The lobby of Shanghai Mansion
In the atrium lobby there are Chinese lanterns, decadent velvet sofas and pretty wooden birdcages looped around a water garden filled with lotus flowers and goldfish. The colorful palette extends to the 76 rooms — all pinks, limes and purples, adorned with four-poster beds, balloon lanterns and jewel-colored silks. It’s all spick and span and gorgeous fun.
This upmarket 174-bedroom address in Langsuan, near Chit Lom BTS station, may be housed in a sleek skyscraper but on the inside it’s a mad mash-up of Victoriana and Rama V-era art and objects.
Fabulous all the way, you’ll be able to find opera singers giving live performances in Medici restaurant, teeny-weeny bikinis by the teeny-weeny outdoor pool and Bangkok’s most beautiful girls and boys shaking their tail feathers around giant, gold cupolas on an Astroturf lawn at the rooftop speakeasy bar.
Muse Hotel has a fancy bar on its rooftop providing great view of Bangkok
If you want to camp it up even more then you can head out to the nearby Soi Twilight and the nightly 11.30pm synchronized swimming show at The Classic Boys Club go-go bar.

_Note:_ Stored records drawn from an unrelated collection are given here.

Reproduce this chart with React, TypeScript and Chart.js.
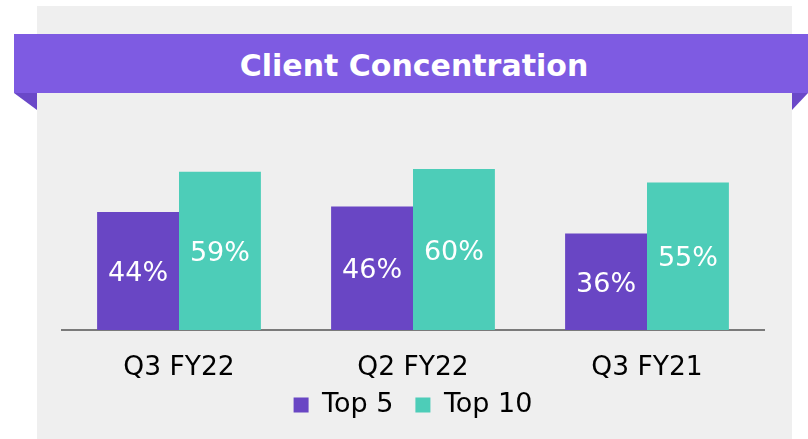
import React, { useEffect, useRef } from "react";
import { Chart, registerables } from "chart.js";

Chart.register(...registerables);

const categories = ["Q3 FY22", "Q2 FY22", "Q3 FY21"];
const top5 = [44, 46, 36];
const top10 = [59, 60, 55];
const seriesNames = ["Top 5", "Top 10"];
const title = "Client Concentration";

const PURPLE = "#6946C4";
const TEAL = "#4DCDB8";
const FONT = "'DejaVu Sans', Verdana, sans-serif";

const valueLabels = {
  id: "valueLabels",
  afterDatasetsDraw(chart: any) {
    const ctx = chart.ctx;
    ctx.save();
    ctx.fillStyle = "#ffffff";
    ctx.font = `27px ${FONT}`;
    ctx.textAlign = "center";
    ctx.textBaseline = "middle";
    chart.data.datasets.forEach((ds: any, di: number) => {
      const meta = chart.getDatasetMeta(di);
      meta.data.forEach((bar: any, i: number) => {
        const y = (bar.y + bar.base) / 2 + 3;
        ctx.fillText(`${ds.data[i]}%`, bar.x, y);
      });
    });
    ctx.restore();
  },
};

// category labels under the axis, positioned by the x scale
const categoryLabels = {
  id: "categoryLabels",
  afterDraw(chart: any) {
    const ctx = chart.ctx;
    const xs = chart.scales.x;
    ctx.save();
    ctx.fillStyle = "#000000";
    ctx.font = `26.5px ${FONT}`;
    ctx.textAlign = "center";
    ctx.textBaseline = "middle";
    (chart.data.labels as string[]).forEach((lab: string, i: number) => {
      ctx.fillText(lab, xs.getPixelForTick(i), chart.chartArea.bottom + 38);
    });
    ctx.restore();
  },
};

export default function App() {
  const ref = useRef<HTMLCanvasElement | null>(null);
  useEffect(() => {
    if (!ref.current) return;
    const LEG_PAD = 22;
    const chart = new Chart(ref.current, {
      type: "bar",
      data: {
        labels: categories,
        datasets: [
          { label: seriesNames[0], data: top5, backgroundColor: PURPLE, categoryPercentage: 0.7, barPercentage: 1.0 },
          { label: seriesNames[1], data: top10, backgroundColor: TEAL, categoryPercentage: 0.7, barPercentage: 1.0 },
        ],
      },
      options: {
        animation: false,
        responsive: false,
        maintainAspectRatio: false,
        layout: { padding: { left: 62, right: 44, top: 169, bottom: 10.5 } },
        scales: {
          x: {
            grid: { display: false, drawTicks: false },
            border: { display: true, color: "#7a7a7a", width: 2 },
            ticks: { display: false },
            afterFit: (scale: any) => {
              scale.height = 405 - 13.5 - LEG_PAD - 330;
            },
          },
          y: { display: false, min: 0, max: 60 },
        },
        plugins: {
          legend: {
            position: "bottom",
            labels: {
              color: "#000000",
              font: { family: FONT, size: 27 },
              boxWidth: 15,
              boxHeight: 15,
              padding: LEG_PAD,
            },
          },
          tooltip: { enabled: false },
          title: { display: false },
        },
      },
      plugins: [valueLabels, categoryLabels],
    });
    return () => chart.destroy();
  }, []);

  return (
    <div style={{ position: "fixed", left: 0, top: 0, width: 808, height: 439, background: "#ffffff", overflow: "hidden" }}>
      <div style={{ position: "absolute", left: 37, top: 6, width: 755, height: 433, background: "#efefef" }} />
      <div
        style={{
          position: "absolute",
          left: 14,
          top: 34,
          width: 794,
          height: 59,
          background: "#7E5BE2",
          color: "#ffffff",
          display: "flex",
          alignItems: "center",
          justifyContent: "center",
          fontFamily: FONT,
          fontWeight: "bold",
          fontSize: 30,
          paddingTop: 4,
          paddingLeft: 6,
          boxSizing: "border-box",
        }}
      >
        {title}
      </div>
      <svg style={{ position: "absolute", left: 0, top: 0 }} width={808} height={439}>
        <polygon points="14,93 37,93 37,110" fill="#6A48C8" />
        <polygon points="792,93 808,93 792,110" fill="#6A48C8" />
      </svg>
      <canvas ref={ref} width={808} height={439} style={{ position: "absolute", left: 0, top: 0, width: 808, height: 439 }} />
    </div>
  );
}
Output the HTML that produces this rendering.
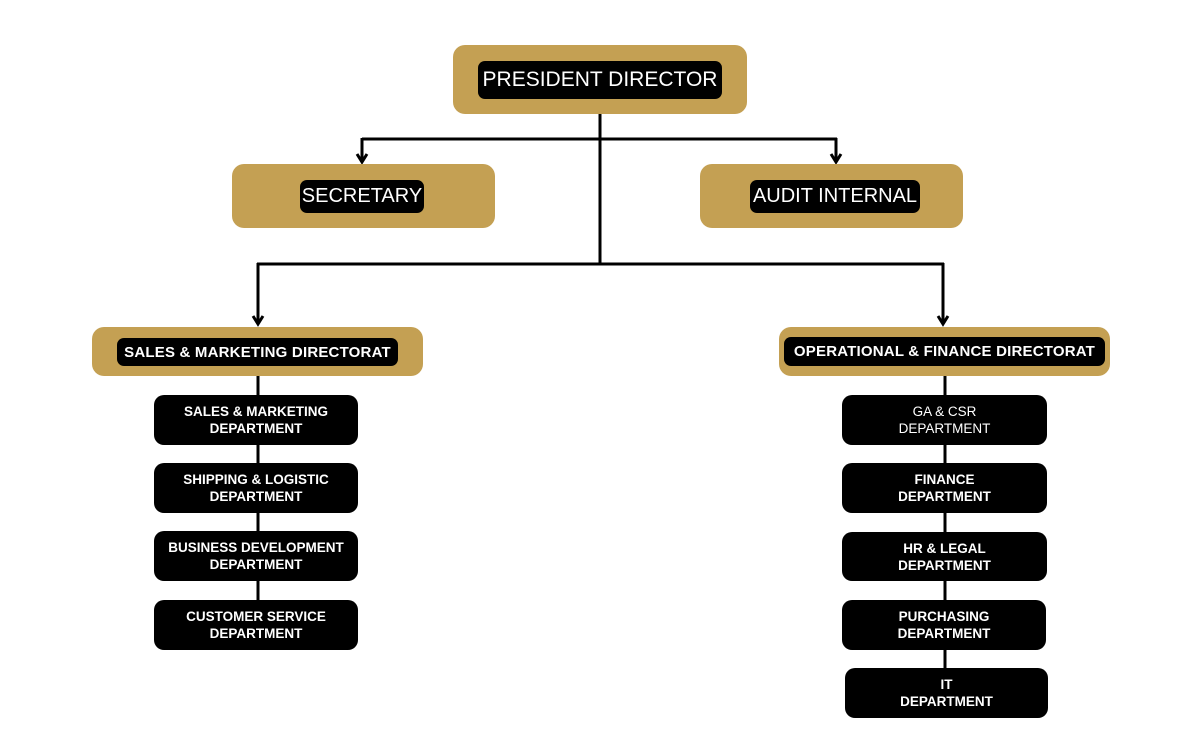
<!DOCTYPE html>
<html><head><meta charset="utf-8"><style>
body{margin:0;width:1200px;height:750px;background:#fff;position:relative;overflow:hidden;font-family:"Liberation Sans",sans-serif}
.g{position:absolute;background:#c4a053;border-radius:12px}
.b{position:absolute;background:#000;color:#fff;border-radius:7px;display:flex;align-items:center;justify-content:center;text-align:center;white-space:nowrap}
.h{font-size:20px}
.d{font-size:15px;font-weight:bold;letter-spacing:0.2px}
.p{font-size:13.5px;font-weight:bold;line-height:17px;border-radius:10px}
svg{position:absolute;left:0;top:0}
</style></head><body>
<svg width="1200" height="750">
<g stroke="#000" stroke-width="3" fill="none">
<line x1="600" y1="114" x2="600" y2="265"/>
<line x1="362" y1="139" x2="837" y2="139"/>
<line x1="362" y1="138" x2="362" y2="160"/>
<line x1="836" y1="138" x2="836" y2="160"/>
<polyline points="357,154 362,162 367,154"/>
<polyline points="831,154 836,162 841,154"/>
<line x1="257" y1="264" x2="944" y2="264"/>
<line x1="258" y1="263" x2="258" y2="322"/>
<line x1="943" y1="263" x2="943" y2="322"/>
<polyline points="253,316 258,324 263,316"/>
<polyline points="938,316 943,324 948,316"/>
<line x1="258" y1="376" x2="258" y2="600"/>
<line x1="945" y1="376" x2="945" y2="668"/>
</g>
</svg>
<div class="g" style="left:453px;top:45px;width:294px;height:69px"></div>
<div class="b h" style="left:478px;top:61px;width:244px;height:38px;font-size:21px">PRESIDENT DIRECTOR</div>
<div class="g" style="left:232px;top:164px;width:263px;height:64px"></div>
<div class="b h" style="left:300px;top:180px;width:124px;height:33px">SECRETARY</div>
<div class="g" style="left:700px;top:164px;width:263px;height:64px"></div>
<div class="b h" style="left:750px;top:180px;width:170px;height:33px">AUDIT INTERNAL</div>
<div class="g" style="left:92px;top:327px;width:331px;height:49px"></div>
<div class="b d" style="left:117px;top:338px;width:281px;height:28px">SALES &amp; MARKETING DIRECTORAT</div>
<div class="g" style="left:779px;top:327px;width:331px;height:49px"></div>
<div class="b d" style="left:784px;top:337px;width:321px;height:29px">OPERATIONAL &amp; FINANCE DIRECTORAT</div>
<div class="b p" style="left:154px;top:395px;width:204px;height:50px">SALES &amp; MARKETING<br>DEPARTMENT</div>
<div class="b p" style="left:154px;top:463px;width:204px;height:50px">SHIPPING &amp; LOGISTIC<br>DEPARTMENT</div>
<div class="b p" style="left:154px;top:531px;width:204px;height:50px">BUSINESS DEVELOPMENT<br>DEPARTMENT</div>
<div class="b p" style="left:154px;top:600px;width:204px;height:50px">CUSTOMER SERVICE<br>DEPARTMENT</div>
<div class="b p" style="left:842px;top:395px;width:205px;height:50px;font-weight:normal">GA &amp; CSR<br>DEPARTMENT</div>
<div class="b p" style="left:842px;top:463px;width:205px;height:50px">FINANCE<br>DEPARTMENT</div>
<div class="b p" style="left:842px;top:532px;width:205px;height:49px">HR &amp; LEGAL<br>DEPARTMENT</div>
<div class="b p" style="left:842px;top:600px;width:204px;height:50px">PURCHASING<br>DEPARTMENT</div>
<div class="b p" style="left:845px;top:668px;width:203px;height:50px">IT<br>DEPARTMENT</div>
</body></html>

This is a seriously stylish all-suite offering with glossy wooden floors, squared-off lines, a subdued Thai vibe and switched-on service. Rooms are large restful spaces with limestone bathrooms, thick square sofas and vertical gardens climbing up through an interior glass wall. They come with a nice bundle of perks (a free cocktail, comp mini-bars and a lovely big breakfast).
Wood is the first pick for Hansar’s interior design
Elsewhere, there’s a 25-metre outdoor swimming pool with views of Ratchadamri and the Royal Sports Club racecourse; an attractive spa with steam rooms, saunas and heated pools; and a couple of suitably hip bars and restaurants — make time fora Tomyamtini (vodka, tom yam herbs and ginger syrup) at Rouge Bar.
A flash skyscraper pad, in the happening hubbub of Sat horn, the W announces itself with a lobby decked out with black mirrors and crystal-clad walls, panels of flashing tuk-tuk lights and a swirling glass staircase. The spa — seemingly transported from the set of Barbarella — features mesh curtains, and treatment beds glowing pink, green and blue.
New-style bedroom at W Bangkok Hotel
The rooms, however, are slick but serene — subway tile bathrooms, Bliss toiletries and giant beds topped with sequined Muay Thai boxing glove cushions. Housed in a lovingly restored 19th-century mansion, Asian restaurant The House on Sat horn is one of the most glamorous spots in town. But the crowning glory is the swimming pool, with its cool city views and riotous weekend pool parties.
Bigger, flashier hotels have come and gone over the Mandarin Oriental’s 140-year history, but this grande dame remains Bangkok’s destination hotel. Its prestigious guest list includes everyone from Noel Coward and Graham Greene to Johnny Depp and David Beckham and the facilities are second to none — riverside restaurants, outdoor pools, award-winning spa and the historic Author’s Wing, where pinkies are raised over afternoon tea and Champagne glasses clink at evening soirees.
The dining spot at Mandarin Oriental Hotel offers a beautiful sight
Rooms are plush and perfectly put-together — neutral walls, gold armchairs, vases of fresh tropical flowers — and every one with at least a partial view of the river. The staff, some of whom have been with the hotel for over 50 years, are as impressive as the hotel itself.